Good for Local Business and Tourism:
A sustainable, responsible whale watch company will give local fishermen extra means to support themselves and their families. A core group of 40 seasoned safe whale watch guides will monitor and enforce a culture for new guides to follow that will support Guerrero’s reputation as a place where safe responsible whale watching occurs .

Field trips and expeditions with local, national and international students and nature enthusiasts will create further work opportunities and bolster local pride and awareness.

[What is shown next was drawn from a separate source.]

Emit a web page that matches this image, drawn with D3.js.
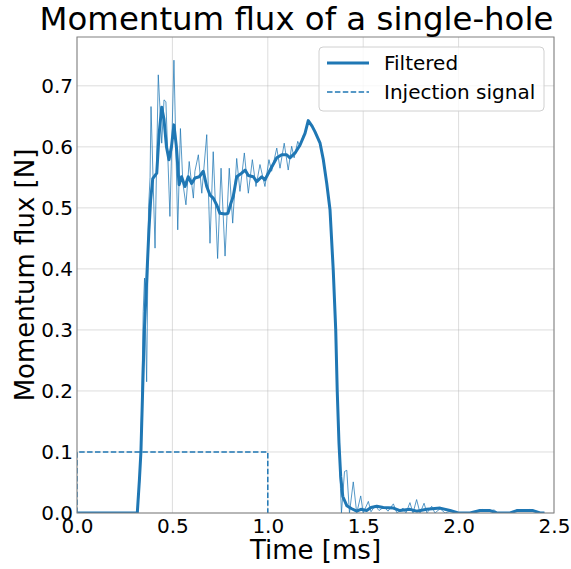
<!DOCTYPE html>
<html>
<head>
<meta charset="utf-8">
<script src="https://cdn.jsdelivr.net/npm/d3@7/dist/d3.min.js"></script>
<style>
    body { margin: 0; background: #fff; }
    text { font-family: "DejaVu Sans", sans-serif; fill: #000; }
</style>
</head>
<body>
<script>
// time [ms] / momentum flux [N]
var rawT = [0, 0.318, 0.330, 0.338, 0.347, 0.354, 0.365, 0.375, 0.383, 0.388, 0.409, 0.426, 0.444, 0.456, 0.466,
    0.487, 0.508, 0.528, 0.542, 0.555, 0.571, 0.588, 0.597, 0.610, 0.618, 0.636, 0.654, 0.680, 0.697, 0.714,
    0.737, 0.755, 0.776, 0.798, 0.816, 0.837, 0.854, 0.877, 0.898, 0.919, 0.938, 0.959, 0.985, 1.006, 1.020,
    1.047, 1.064, 1.086, 1.107, 1.125, 1.138, 1.157, 1.169, 1.185, 1.198, 1.212, 1.232, 1.247, 1.274, 1.291,
    1.309, 1.326, 1.343, 1.356, 1.364, 1.373, 1.381, 1.386, 1.402, 1.414, 1.428, 1.448, 1.466, 1.487, 1.500,
    1.527, 1.541, 1.562, 1.583, 1.609, 1.630, 1.658, 1.677, 1.709, 1.724, 1.745, 1.761, 1.780, 1.798, 1.819,
    1.834, 1.859, 1.876, 1.903, 1.929, 1.965, 1.997, 2.060, 2.091, 2.123, 2.154, 2.186, 2.207, 2.280, 2.306,
    2.343, 2.374, 2.406, 2.427, 2.450];
var rawV = [0, 0, 0.06, 0.16, 0.33, 0.385, 0.215, 0.50, 0.55, 0.666, 0.434, 0.718, 0.606, 0.677, 0.674,
    0.486, 0.742, 0.464, 0.630, 0.540, 0.505, 0.576, 0.550, 0.516, 0.560, 0.587, 0.524, 0.620, 0.442, 0.592,
    0.417, 0.565, 0.421, 0.565, 0.475, 0.581, 0.527, 0.590, 0.524, 0.579, 0.535, 0.571, 0.535, 0.579, 0.560,
    0.598, 0.565, 0.606, 0.562, 0.601, 0.582, 0.609, 0.600, 0.618, 0.625, 0.643, 0.634, 0.625, 0.606, 0.579,
    0.540, 0.497, 0.398, 0.300, 0.199, 0.115, 0.040, 0.0, 0.068, 0.070, 0.0, 0.051, 0.0, 0.028, 0.0,
    0.019, 0.002, 0.012, 0.004, 0.010, 0.003, 0.015, 0.0, 0.008, 0.0, 0.017, 0.0, 0.022, 0.0, 0.016,
    0.0, 0.011, 0.0, 0.007, 0.0, 0.004, 0.0, 0.0, 0.003, 0.006, 0.003, 0.005, 0.0, 0.0, 0.005,
    0.003, 0.006, 0.003, 0.0, 0.0];

var filteredT = [0, 0.316, 0.327, 0.335, 0.344, 0.353, 0.365, 0.377, 0.386, 0.397, 0.418, 0.430, 0.444, 0.456,
    0.469, 0.482, 0.495, 0.508, 0.521, 0.535, 0.548, 0.566, 0.583, 0.601, 0.618, 0.641, 0.662, 0.680, 0.697,
    0.714, 0.732, 0.749, 0.776, 0.791, 0.807, 0.819, 0.837, 0.863, 0.881, 0.898, 0.924, 0.942, 0.968, 0.985,
    1.012, 1.047, 1.073, 1.099, 1.116, 1.143, 1.169, 1.195, 1.212, 1.232, 1.247, 1.274, 1.291, 1.309, 1.326,
    1.343, 1.356, 1.364, 1.373, 1.382, 1.393, 1.414, 1.440, 1.466, 1.488, 1.518, 1.541, 1.571, 1.605, 1.658,
    1.693, 1.745, 1.780, 1.833, 1.903, 1.955, 1.998, 2.060, 2.112, 2.165, 2.200, 2.270, 2.305, 2.390, 2.427,
    2.450];
var filteredV = [0, 0, 0.054, 0.10, 0.20, 0.30, 0.38, 0.464, 0.513, 0.548, 0.557, 0.620, 0.665, 0.645,
    0.600, 0.579, 0.600, 0.636, 0.600, 0.538, 0.551, 0.535, 0.551, 0.540, 0.549, 0.551, 0.560, 0.535, 0.521,
    0.516, 0.505, 0.491, 0.490, 0.491, 0.508, 0.519, 0.551, 0.557, 0.562, 0.553, 0.551, 0.543, 0.551, 0.546,
    0.562, 0.582, 0.587, 0.587, 0.582, 0.590, 0.603, 0.622, 0.643, 0.634, 0.625, 0.606, 0.579, 0.540, 0.497,
    0.398, 0.300, 0.199, 0.115, 0.060, 0.027, 0.012, 0.007, 0.003, 0.006, 0.004, 0.009, 0.011, 0.009, 0.008,
    0.004, 0.006, 0.003, 0.006, 0.008, 0.004, 0.0, 0.0, 0.004, 0.004, 0.0, 0.0, 0.004, 0.004, 0.0,
    0.0];

var injectionT = [0, 0, 1.0, 1.0];
var injectionV = [0, 0.1, 0.1, 0];

var xTicks = [0, 0.5, 1.0, 1.5, 2.0, 2.5];
var yTicks = [0, 0.1, 0.2, 0.3, 0.4, 0.5, 0.6, 0.7];
var legendLabels = ['Filtered', 'Injection signal'];

(function() {
    var w = 571,
        h = 569;
    var m = {left: 77, right: 17, top: 37, bottom: 56};
    var blue = '#1f77b4';

    var svg = d3.select('body')
        .append('svg')
        .attr('width', w)
        .attr('height', h);

    var x = d3.scaleLinear().domain([0, 2.5]).range([m.left, w - m.right]);
    var y = d3.scaleLinear().domain([0, 0.78]).range([h - m.bottom, m.top]);

    // grid
    var grid = svg.append('g').attr('stroke', '#b0b0b0').attr('stroke-opacity', 0.55).attr('stroke-width', 0.8);
    grid.selectAll('.gx').data(xTicks).enter().append('line')
        .attr('x1', function(d) { return x(d); }).attr('x2', function(d) { return x(d); })
        .attr('y1', y.range()[0]).attr('y2', y.range()[1]);
    grid.selectAll('.gy').data(yTicks).enter().append('line')
        .attr('x1', x.range()[0]).attr('x2', x.range()[1])
        .attr('y1', function(d) { return y(d); }).attr('y2', function(d) { return y(d); });

    // axes (labels only, matplotlib style without tick marks)
    var xAxis = svg.append('g')
        .attr('transform', 'translate(0,' + y(0) + ')')
        .call(d3.axisBottom(x).tickValues(xTicks).tickFormat(d3.format('.1f')).tickSize(0).tickPadding(6));
    var yAxis = svg.append('g')
        .attr('transform', 'translate(' + x(0) + ',0)')
        .call(d3.axisLeft(y).tickValues(yTicks).tickFormat(d3.format('.1f')).tickSize(0).tickPadding(4));
    [xAxis, yAxis].forEach(function(a) {
        a.select('.domain').remove();
        a.selectAll('text').attr('font-family', '"DejaVu Sans", sans-serif').attr('font-size', 20).attr('fill', '#000');
    });

    svg.append('clipPath').attr('id', 'plot')
        .append('rect')
        .attr('x', x.range()[0]).attr('y', y.range()[1])
        .attr('width', x.range()[1] - x.range()[0]).attr('height', y.range()[0] - y.range()[1]);

    var line = d3.line()
        .x(function(d) { return x(d[0]); })
        .y(function(d) { return y(d[1]); });

    var plot = svg.append('g').attr('clip-path', 'url(#plot)');
    plot.append('path')
        .datum(d3.zip(rawT, rawV))
        .attr('d', line)
        .attr('fill', 'none')
        .attr('stroke', blue)
        .attr('stroke-opacity', 0.75)
        .attr('stroke-width', 1);
    plot.append('path')
        .datum(d3.zip(filteredT, filteredV))
        .attr('d', line)
        .attr('fill', 'none')
        .attr('stroke', blue)
        .attr('stroke-width', 3)
        .attr('stroke-linejoin', 'round');
    plot.append('path')
        .datum(d3.zip(injectionT, injectionV))
        .attr('d', line)
        .attr('fill', 'none')
        .attr('stroke', blue)
        .attr('stroke-width', 1.5)
        .attr('stroke-dasharray', '5.5,2.4');

    // frame
    svg.append('rect')
        .attr('x', x.range()[0]).attr('y', y.range()[1])
        .attr('width', x.range()[1] - x.range()[0]).attr('height', y.range()[0] - y.range()[1])
        .attr('fill', 'none')
        .attr('stroke', '#808080')
        .attr('stroke-width', 1);

    // titles
    svg.append('text')
        .attr('x', (x.range()[0] + x.range()[1]) / 2 - 19)
        .attr('y', 30)
        .attr('text-anchor', 'middle')
        .attr('font-size', 32.4)
        .text('Momentum flux of a single-hole');
    svg.append('text')
        .attr('x', (x.range()[0] + x.range()[1]) / 2)
        .attr('y', 559)
        .attr('text-anchor', 'middle')
        .attr('font-size', 26)
        .text('Time [ms]');
    svg.append('text')
        .attr('transform', 'translate(34,' + ((y.range()[0] + y.range()[1]) / 2) + ') rotate(-90)')
        .attr('text-anchor', 'middle')
        .attr('font-size', 26)
        .text('Momentum flux [N]');

    // legend
    var lg = svg.append('g').attr('transform', 'translate(319,47)');
    lg.append('rect')
        .attr('width', 225).attr('height', 64)
        .attr('rx', 4)
        .attr('fill', '#fff').attr('fill-opacity', 0.8)
        .attr('stroke', '#d0d0d0');
    var item = lg.selectAll('.item').data(legendLabels).enter().append('g')
        .attr('transform', function(d, i) { return 'translate(0,' + (16 + i * 29) + ')'; });
    item.append('line')
        .attr('x1', 8).attr('x2', 50)
        .attr('stroke', blue)
        .attr('stroke-width', function(d, i) { return i === 0 ? 3 : 1.5; })
        .attr('stroke-dasharray', function(d, i) { return i === 0 ? null : '5.5,2.4'; });
    item.append('text')
        .attr('x', 65)
        .attr('dy', '0.35em')
        .attr('font-size', 20)
        .text(function(d) { return d; });
})();
</script>
</body>
</html>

An increase in awareness about the presence of whales and dolphins in the area will encourage ecotourism in the area. In addition to whale watch guides, local women artists, restaurants and lodging hosts, and thousands of others engaged in tourism activities will benefit from this new activity.

Good for the World:
Whales of Guerrero is a working prototype that is being actively applied to other small low income country villages with consistent charismatic megafauna populations and underemployed communities. We will continue to exchange our knowledge and experiences with scientists, teachers and conservationists around the world through hosted site visits, publications, presentations and learning exchanges worldwide.